__REQUIRED WORK__
Transcribe each entry below exactly. Pictures do not go in the copy.

(Records with drawing code)

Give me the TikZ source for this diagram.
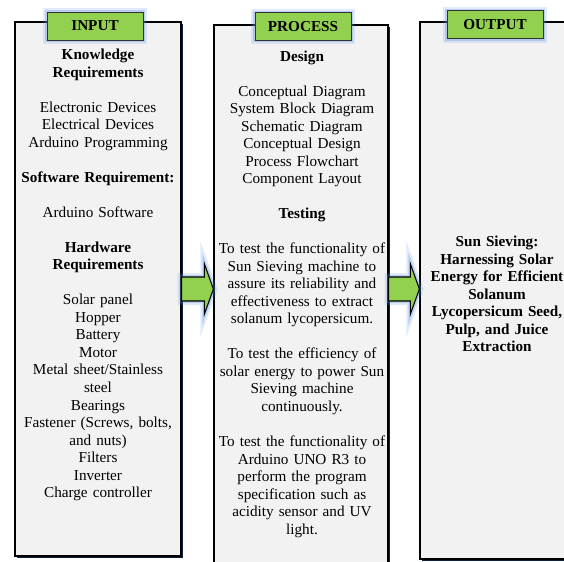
\documentclass[tikz,border=0pt]{standalone}
\usepackage{fontspec}
\setmainfont{Liberation Serif}
\usetikzlibrary{shadows,calc}
\definecolor{boxgray}{HTML}{F2F2F2}
\definecolor{tabgreen}{HTML}{92D050}
\definecolor{shadenavy}{HTML}{0E2140}
\definecolor{glowblue}{HTML}{5B8FE0}
\tikzset{
  glow/.style={preaction={draw=glowblue,line width=#1,opacity=0.18},
               preaction={draw=glowblue,line width=#1/2,opacity=0.3}},
  colbox/.style={draw=black,fill=boxgray,line width=0.9pt,inner sep=0pt,
                 glow=2pt,
                 drop shadow={shadow xshift=1.6pt,shadow yshift=-1.6pt,
                              fill=shadenavy,opacity=1}},
  coltab/.style={draw=black!80,fill=tabgreen,line width=0.6pt,glow=6pt,
                 minimum width=72pt,inner sep=0pt,
                 font=\fontsize{11.4pt}{13pt}\selectfont\bfseries},
  coltext/.style={align=center,inner sep=0pt,
                  font=\fontsize{11.4pt}{13.14pt}\selectfont},
  flowarrow/.style={draw=black,fill=tabgreen,line width=0.8pt,glow=6pt},
}
\begin{document}
\begin{tikzpicture}[x=0.75pt,y=-0.75pt]
  \useasboundingbox (0,0) rectangle (564,561);
  \clip (0,0) rectangle (564,561);
  % columns
  \node[colbox,minimum width=124.5pt,minimum height=400.5pt] (input) at (98,289) {};
  \node[colbox,minimum width=130.5pt,minimum height=420pt] (process) at (301,305) {};
  \node[colbox,minimum width=135pt,minimum height=402.75pt] (output) at (510,290.5) {};
  % arrows between columns
  \foreach \src/\dst in {input/process,process/output} {
    \coordinate (s) at (\src.east |- input.east);
    \coordinate (t) at (\dst.west |- input.east);
    \draw[flowarrow] ($(s)+(0,-12)$) -- ($(t)+(-9,-12)$) -- ($(t)+(-9,-25)$) -- (t)
      -- ($(t)+(-9,25)$) -- ($(t)+(-9,12)$) -- ($(s)+(0,12)$) -- cycle;
  }
  % tabs
  \node[coltab,minimum height=21pt] (inputtab) at (95,26) {INPUT};
  \node[coltab,minimum height=20.5pt] (processtab) at (303,26.5) {PROCESS};
  \node[coltab,minimum height=21pt] (outputtab) at (495,24.5) {OUTPUT};
  % texts
  \node[coltext,text width=124pt] (inputtext) at (98,275) {%
    \textbf{Knowledge}\\ \textbf{Requirements}\\[\baselineskip]
    Electronic Devices\\ Electrical Devices\\ Arduino Programming\\[\baselineskip]
    \textbf{Software Requirement:}\\[\baselineskip]
    Arduino Software\\[\baselineskip]
    \textbf{Hardware}\\ \textbf{Requirements}\\[\baselineskip]
    Solar panel\\ Hopper\\ Battery\\ Motor\\ Metal sheet/Stainless\\ steel\\
    Bearings\\ Fastener (Screws, bolts,\\ and nuts)\\ Filters\\ Inverter\\
    Charge controller};
  \node[coltext,text width=130pt] (processtext) at (302,294) {%
    \textbf{Design}\\[\baselineskip]
    Conceptual Diagram\\ System Block Diagram\\ Schematic Diagram\\
    Conceptual Design\\ Process Flowchart\\ Component Layout\\[\baselineskip]
    \textbf{Testing}\\[\baselineskip]
    To test the functionality of\\ Sun Sieving machine to\\
    assure its reliability and\\ effectiveness to extract\\
    solanum lycopersicum.\\[\baselineskip]
    To test the efficiency of\\ solar energy to power Sun\\
    Sieving machine\\ continuously.\\[\baselineskip]
    To test the functionality of\\ Arduino UNO R3 to\\ perform the program\\
    specification such as\\ acidity sensor and UV\\ light.};
  \node[coltext,text width=135pt,font=\fontsize{11.4pt}{13.14pt}\selectfont\bfseries]
    (outputtext) at (497,294) {%
    Sun Sieving:\\ Harnessing Solar\\ Energy for Efficient\\ Solanum\\
    Lycopersicum Seed,\\ Pulp, and Juice\\ Extraction};
\end{tikzpicture}
\end{document}
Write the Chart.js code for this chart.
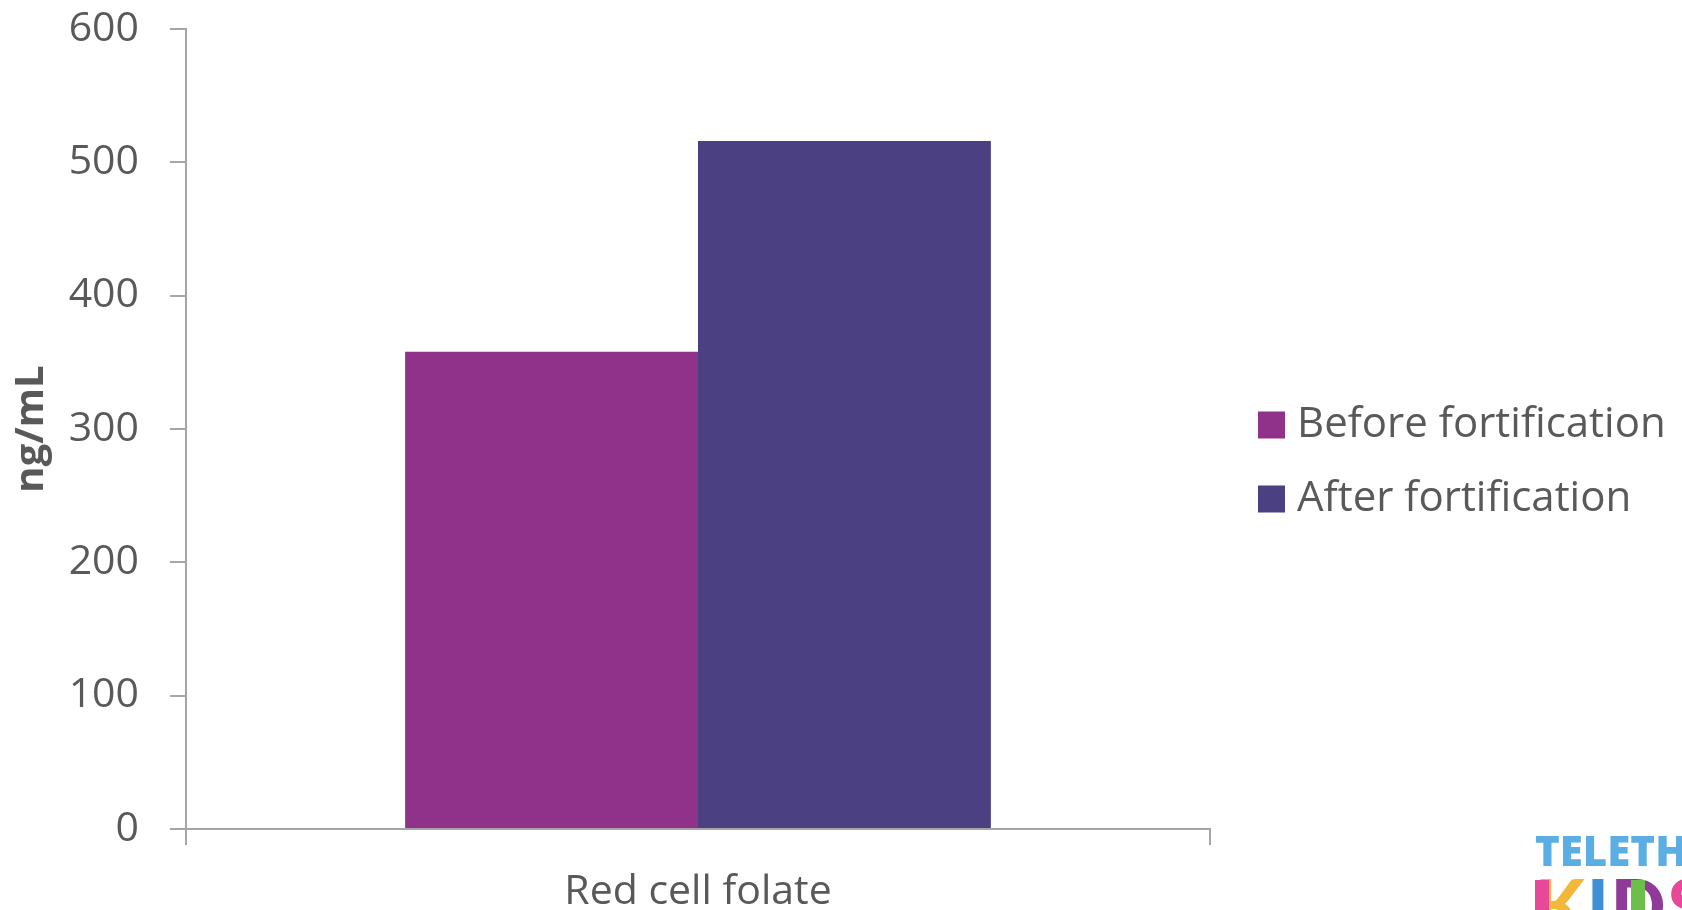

__REPLY TO THE TASK__
Give me the TikZ source for this diagram.
\documentclass[tikz,border=0pt]{standalone}
\usepackage{fontspec}
\setmainfont{Liberation Serif}
\usetikzlibrary{shadows,calc}
\definecolor{boxgray}{HTML}{F2F2F2}
\definecolor{tabgreen}{HTML}{92D050}
\definecolor{shadenavy}{HTML}{0E2140}
\definecolor{glowblue}{HTML}{5B8FE0}
\tikzset{
  glow/.style={preaction={draw=glowblue,line width=#1,opacity=0.18},
               preaction={draw=glowblue,line width=#1/2,opacity=0.3}},
  colbox/.style={draw=black,fill=boxgray,line width=0.9pt,inner sep=0pt,
                 glow=2pt,
                 drop shadow={shadow xshift=1.6pt,shadow yshift=-1.6pt,
                              fill=shadenavy,opacity=1}},
  coltab/.style={draw=black!80,fill=tabgreen,line width=0.6pt,glow=6pt,
                 minimum width=72pt,inner sep=0pt,
                 font=\fontsize{11.4pt}{13pt}\selectfont\bfseries},
  coltext/.style={align=center,inner sep=0pt,
                  font=\fontsize{11.4pt}{13.14pt}\selectfont},
  flowarrow/.style={draw=black,fill=tabgreen,line width=0.8pt,glow=6pt},
}
\begin{document}
\begin{tikzpicture}[x=0.75pt,y=-0.75pt]
  \useasboundingbox (0,0) rectangle (564,561);
  \clip (0,0) rectangle (564,561);
  % columns
  \node[colbox,minimum width=124.5pt,minimum height=400.5pt] (input) at (98,289) {};
  \node[colbox,minimum width=130.5pt,minimum height=420pt] (process) at (301,305) {};
  \node[colbox,minimum width=135pt,minimum height=402.75pt] (output) at (510,290.5) {};
  % arrows between columns
  \foreach \src/\dst in {input/process,process/output} {
    \coordinate (s) at (\src.east |- input.east);
    \coordinate (t) at (\dst.west |- input.east);
    \draw[flowarrow] ($(s)+(0,-12)$) -- ($(t)+(-9,-12)$) -- ($(t)+(-9,-25)$) -- (t)
      -- ($(t)+(-9,25)$) -- ($(t)+(-9,12)$) -- ($(s)+(0,12)$) -- cycle;
  }
  % tabs
  \node[coltab,minimum height=21pt] (inputtab) at (95,26) {INPUT};
  \node[coltab,minimum height=20.5pt] (processtab) at (303,26.5) {PROCESS};
  \node[coltab,minimum height=21pt] (outputtab) at (495,24.5) {OUTPUT};
  % texts
  \node[coltext,text width=124pt] (inputtext) at (98,275) {%
    \textbf{Knowledge}\\ \textbf{Requirements}\\[\baselineskip]
    Electronic Devices\\ Electrical Devices\\ Arduino Programming\\[\baselineskip]
    \textbf{Software Requirement:}\\[\baselineskip]
    Arduino Software\\[\baselineskip]
    \textbf{Hardware}\\ \textbf{Requirements}\\[\baselineskip]
    Solar panel\\ Hopper\\ Battery\\ Motor\\ Metal sheet/Stainless\\ steel\\
    Bearings\\ Fastener (Screws, bolts,\\ and nuts)\\ Filters\\ Inverter\\
    Charge controller};
  \node[coltext,text width=130pt] (processtext) at (302,294) {%
    \textbf{Design}\\[\baselineskip]
    Conceptual Diagram\\ System Block Diagram\\ Schematic Diagram\\
    Conceptual Design\\ Process Flowchart\\ Component Layout\\[\baselineskip]
    \textbf{Testing}\\[\baselineskip]
    To test the functionality of\\ Sun Sieving machine to\\
    assure its reliability and\\ effectiveness to extract\\
    solanum lycopersicum.\\[\baselineskip]
    To test the efficiency of\\ solar energy to power Sun\\
    Sieving machine\\ continuously.\\[\baselineskip]
    To test the functionality of\\ Arduino UNO R3 to\\ perform the program\\
    specification such as\\ acidity sensor and UV\\ light.};
  \node[coltext,text width=135pt,font=\fontsize{11.4pt}{13.14pt}\selectfont\bfseries]
    (outputtext) at (497,294) {%
    Sun Sieving:\\ Harnessing Solar\\ Energy for Efficient\\ Solanum\\
    Lycopersicum Seed,\\ Pulp, and Juice\\ Extraction};
\end{tikzpicture}
\end{document}
Write the Chart.js code for this chart.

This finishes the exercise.